Mr. Hamrick or Ms. Hitt will respond to your problem, in writing, and will keep a copy of all communication in your file.
If your problem cannot be resolved by Jim Hamrick or Jan Hitt, you can meet with Dr. Norvel Burkett, Assistant Provost, University Outreach and Continuing Education.
Course grades are given at the end of the session in each of the following areas: Grammar, Writing/Composition, Reading, Listening Comprehension, and Attendance.
Individual course grades are based on quizzes and examinations given regularly in classes, as well as homework assignments and class attendance.
The A (excellent), B (good), C (average), D (passing), F (failure), grading system is used.
All grades are recorded on the Certificate of Attendance.
Students who receive failing (F) grades in two or more courses in a term will be placed on academic probation for the following term.
A student on academic probation must earn all grades of A, B, or C. Failure to earn A, B, or C grades during the probationary term will result in dismissal from the program.
Students will be given daily assignments (homework).

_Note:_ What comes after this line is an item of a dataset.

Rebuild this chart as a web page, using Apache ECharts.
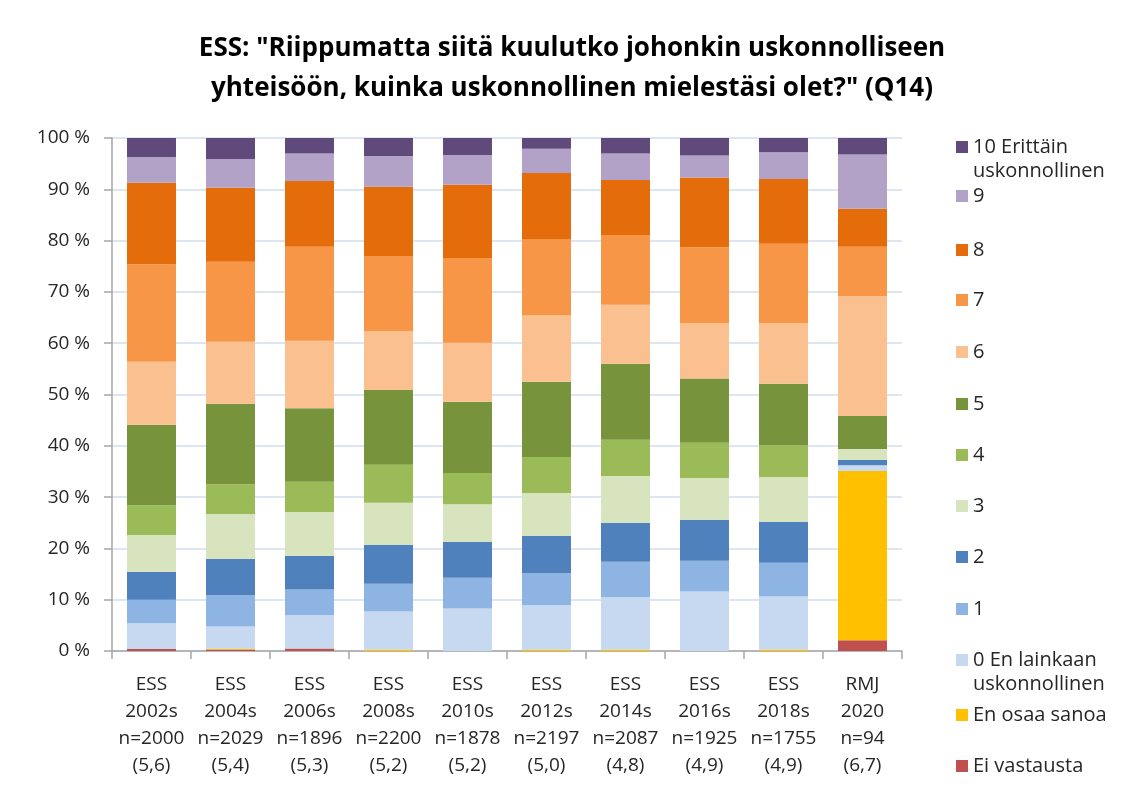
<!DOCTYPE html>
<html>
<head>
    <meta charset="utf-8">
    <title>ESS Q14</title>
    <script src="https://cdn.jsdelivr.net/npm/echarts@6/dist/echarts.min.js"></script>
    <style>
        html, body { margin: 0; padding: 0; background: #fff; }
        #main { width: 1125px; height: 803px; }
    </style>
</head>
<body>
<div id="main"></div>
<script>
    // kategoriat (x-akselin rivit)
    let source = ['ESS', 'ESS', 'ESS', 'ESS', 'ESS', 'ESS', 'ESS', 'ESS', 'ESS', 'RMJ'];
    let years = ['2002s', '2004s', '2006s', '2008s', '2010s', '2012s', '2014s', '2016s', '2018s', '2020'];
    let nValues = ['n=2000', 'n=2029', 'n=1896', 'n=2200', 'n=1878', 'n=2197', 'n=2087', 'n=1925', 'n=1755', 'n=94'];
    let means = ['(5,6)', '(5,4)', '(5,3)', '(5,2)', '(5,2)', '(5,0)', '(4,8)', '(4,9)', '(4,9)', '(6,7)'];

    let yTicks = [0, 10, 20, 30, 40, 50, 60, 70, 80, 90, 100];

    // osuudet (%), alhaalta ylös
    let eiVastausta = [0.4, 0.3, 0.5, 0, 0, 0, 0, 0, 0, 2.1];
    let enOsaa = [0, 0.2, 0, 0.3, 0, 0.3, 0.3, 0, 0.3, 33.0];
    let v0 = [5.0, 4.3, 6.5, 7.4, 8.3, 8.6, 10.2, 11.6, 10.3, 1.1];
    let v1 = [4.6, 6.1, 5.0, 5.4, 6.0, 6.3, 6.9, 6.0, 6.6, 0];
    let v2 = [5.4, 7.1, 6.5, 7.6, 7.0, 7.2, 7.6, 8.0, 8.0, 1.1];
    let v3 = [7.2, 8.7, 8.6, 8.2, 7.3, 8.4, 9.1, 8.1, 8.7, 2.1];
    let v4 = [5.8, 5.8, 5.9, 7.4, 6.1, 7.0, 7.1, 6.9, 6.2, 0];
    let v5 = [15.7, 15.7, 14.3, 14.6, 13.9, 14.7, 14.8, 12.5, 12.0, 6.4];
    let v6 = [12.3, 12.1, 13.2, 11.5, 11.5, 12.9, 11.5, 10.8, 11.8, 23.4];
    let v7 = [19.0, 15.6, 18.3, 14.6, 16.5, 14.9, 13.6, 14.8, 15.5, 9.6];
    let v8 = [15.9, 14.4, 12.8, 13.5, 14.3, 12.9, 10.7, 13.6, 12.6, 7.4];
    let v9 = [5.0, 5.6, 5.4, 6.0, 5.8, 4.7, 5.2, 4.3, 5.2, 10.6];
    let v10 = [3.7, 4.1, 3.0, 3.5, 3.3, 2.1, 3.0, 3.4, 2.8, 3.2];

    let seriesNames = ['Ei vastausta', 'En osaa sanoa', '0 En lainkaan uskonnollinen', '1', '2', '3', '4', '5',
        '6', '7', '8', '9', '10 Erittäin uskonnollinen'];
    let seriesData = [eiVastausta, enOsaa, v0, v1, v2, v3, v4, v5, v6, v7, v8, v9, v10];
    let colors = ['#C0504D', '#FFC000', '#C6D9F1', '#8EB4E3', '#4F81BD', '#D7E4BD', '#9BBB59', '#77933C',
        '#FAC090', '#F79646', '#E46C0A', '#B3A2C7', '#604A7B'];

    let categories = source.map(function (s, i) {
        return s + '\n' + years[i] + '\n' + nValues[i] + '\n' + means[i];
    });

    let font = '"Open Sans", "Liberation Sans", sans-serif';

    // legendan rivien keskikohdat (px), ylhäältä alas
    let legendCenters = [147, 196, 250, 300, 352, 404, 455, 506, 557, 609, 660, 715, 766];
    let legends = [];
    for (let k = 0; k < seriesNames.length; k++) {
        let name = seriesNames[seriesNames.length - 1 - k];
        let twoLine = name.indexOf(' uskonnollinen') > 0;
        legends.push({
            data: [name],
            left: 956,
            top: twoLine ? legendCenters[k] - 36 : legendCenters[k] - 12,
            padding: 0,
            itemWidth: 12,
            itemHeight: 12,
            selectedMode: false,
            icon: 'rect',
            formatter: function (n) {
                // tyhjä rivi ylös, jotta ensimmäinen rivi osuu merkin kohdalle
                if (n.indexOf(' uskonnollinen') > 0) {
                    return ' \n' + n.replace(' uskonnollinen', '\nuskonnollinen');
                }
                return n;
            },
            textStyle: {
                fontFamily: font,
                fontSize: 20,
                color: '#262626',
                lineHeight: 24
            }
        });
    }

    let myChart = echarts.init(document.getElementById('main'));
    myChart.setOption({
        animation: false,
        backgroundColor: '#fff',
        title: {
            text: 'ESS: "Riippumatta siitä kuulutko johonkin uskonnolliseen\nyhteisöön, kuinka uskonnollinen mielestäsi olet?" (Q14)',
            left: 567,
            top: 24,
            textAlign: 'center',
            textStyle: {
                fontFamily: font,
                fontSize: 26,
                fontWeight: 'bold',
                color: '#000',
                lineHeight: 40
            }
        },
        legend: legends,
        grid: {
            left: 112,
            right: 223,
            top: 138,
            bottom: 152,
            containLabel: false,
            outerBoundsMode: 'none'
        },
        xAxis: {
            type: 'category',
            data: categories,
            axisLine: {lineStyle: {color: '#A6A6A6', width: 1.5}},
            axisTick: {show: true, length: 8, lineStyle: {color: '#A6A6A6', width: 1.5}},
            axisLabel: {
                interval: 0,
                margin: 20,
                fontFamily: font,
                fontSize: 19,
                lineHeight: 27,
                color: '#262626'
            },
            splitLine: {show: false}
        },
        yAxis: {
            type: 'value',
            min: yTicks[0],
            max: yTicks[yTicks.length - 1],
            interval: 10,
            axisLine: {show: true, lineStyle: {color: '#A6A6A6', width: 1.5}},
            axisTick: {show: true, length: 8, lineStyle: {color: '#A6A6A6', width: 1.5}},
            axisLabel: {
                margin: 22,
                fontFamily: font,
                fontSize: 19,
                color: '#262626',
                formatter: '{value} %'
            },
            splitLine: {lineStyle: {color: '#D0DCEB', width: 1.5}}
        },
        series: seriesNames.map(function (name, i) {
            return {
                name: name,
                type: 'bar',
                stack: 'total',
                barWidth: '62%',
                data: seriesData[i],
                itemStyle: {color: colors[i]}
            };
        })
    });
</script>
</body>
</html>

A significant percentage of the final grade is based on this daily work.
Therefore, students should do all assignments. Students who miss classes for any reason are responsible for the assignments. They should ask classmates (by telephone, if necessary) what the assignments were.
Cell phones should be turned OFF during class.

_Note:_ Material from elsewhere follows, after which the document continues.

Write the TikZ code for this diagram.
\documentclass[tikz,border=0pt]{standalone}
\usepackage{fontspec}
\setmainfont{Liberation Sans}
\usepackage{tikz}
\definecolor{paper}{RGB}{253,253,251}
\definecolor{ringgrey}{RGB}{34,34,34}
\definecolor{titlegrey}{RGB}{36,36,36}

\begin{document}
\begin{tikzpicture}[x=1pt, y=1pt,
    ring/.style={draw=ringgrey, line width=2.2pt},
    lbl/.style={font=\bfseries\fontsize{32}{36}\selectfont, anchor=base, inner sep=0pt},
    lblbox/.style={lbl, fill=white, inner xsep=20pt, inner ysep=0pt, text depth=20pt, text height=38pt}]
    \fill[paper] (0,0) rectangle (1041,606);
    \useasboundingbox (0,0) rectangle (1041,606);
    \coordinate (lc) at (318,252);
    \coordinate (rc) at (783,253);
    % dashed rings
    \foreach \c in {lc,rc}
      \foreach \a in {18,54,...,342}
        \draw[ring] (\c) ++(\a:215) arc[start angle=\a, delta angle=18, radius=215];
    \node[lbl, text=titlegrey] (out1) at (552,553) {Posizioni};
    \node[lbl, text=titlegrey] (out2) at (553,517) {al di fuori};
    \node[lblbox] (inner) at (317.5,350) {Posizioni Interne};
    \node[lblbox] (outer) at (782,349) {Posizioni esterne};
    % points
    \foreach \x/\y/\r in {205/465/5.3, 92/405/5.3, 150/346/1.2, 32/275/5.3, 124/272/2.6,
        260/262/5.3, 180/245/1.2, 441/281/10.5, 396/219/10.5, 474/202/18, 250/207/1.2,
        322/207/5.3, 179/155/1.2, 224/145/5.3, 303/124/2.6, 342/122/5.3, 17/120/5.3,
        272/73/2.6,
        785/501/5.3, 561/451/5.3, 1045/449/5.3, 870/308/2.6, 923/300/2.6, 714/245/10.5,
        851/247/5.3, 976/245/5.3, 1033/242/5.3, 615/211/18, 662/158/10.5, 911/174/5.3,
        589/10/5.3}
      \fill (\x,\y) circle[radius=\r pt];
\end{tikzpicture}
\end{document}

Students should regularly work in the computer-assisted language learning laboratory with the multi-media software for TOEFL and general English practice.
The laboratory is also a resource for e-mail, Internet access, and word processing.
Instructors may make assignments requiring laboratory work.
The Test of English as a Foreign Language (TOEFL) is given to all ELI students at the end of each session.
The TOEFL is used by admissions offices of most U.S. colleges and universities for evaluating the English proficiency of applicants for academic study.
The TOEFL results of students scoring 500 or above on the Institute-administering test are sent to The University of Tennessee, Knoxville, undergraduate and graduate admissions offices.
If students want a report of their scores sent to any other school, they must contact the program secretary. This procedure normally takes one week.
Students should remember that the ELI-administered TOEFL is an institutional one, not an international one, and that the admissions offices of some universities may accept only international TOEFL test scores.
International TOEFL scores are mailed to individual schools by Educational Testing Service, Princeton, N.J.
ELI-administered TOEFL scores are recorded on student certificates. Students may use the certificates as official Institute reports of their scores.
UNDERGRADUATE AND GRADUATE ADMISSIONS FOR INTERNATIONAL STUDENTS
The language of instruction at the University of Tennessee is English, except in cases of advanced foreign language classes.
Applicants whose native language is not English are required to take and pass the Test of English as a Foreign Language (TOEFL).
Passing marks for graduate admissions are 550 (paper), 213 (CBT) or 80 (iBT) with a minimum score of 20 in each sub-section.
Passing marks for undergraduate admissions are 523 (paper), 193 (CBT) or 70 (iBT).
The Institute will certify that a student’s English is sufficient for academic study when he/she has:
1) studied intensive English for at least one full-length term at the University of Tennessee’s English Language Institute, and
2) successfully completed all classes at the 107 or 108 course level, and
3) received faculty endorsement of his/her application for academic study.
Students who meet this requirements and who need a recommendation should consult with the program secretary.
A letter is prepared reflecting the consensus of the faculty concerning the student’s English proficiency. The letter is signed by the Director.
Students should not request recommendations from individual instructors. Students should ask for the letter at least one week before they need it.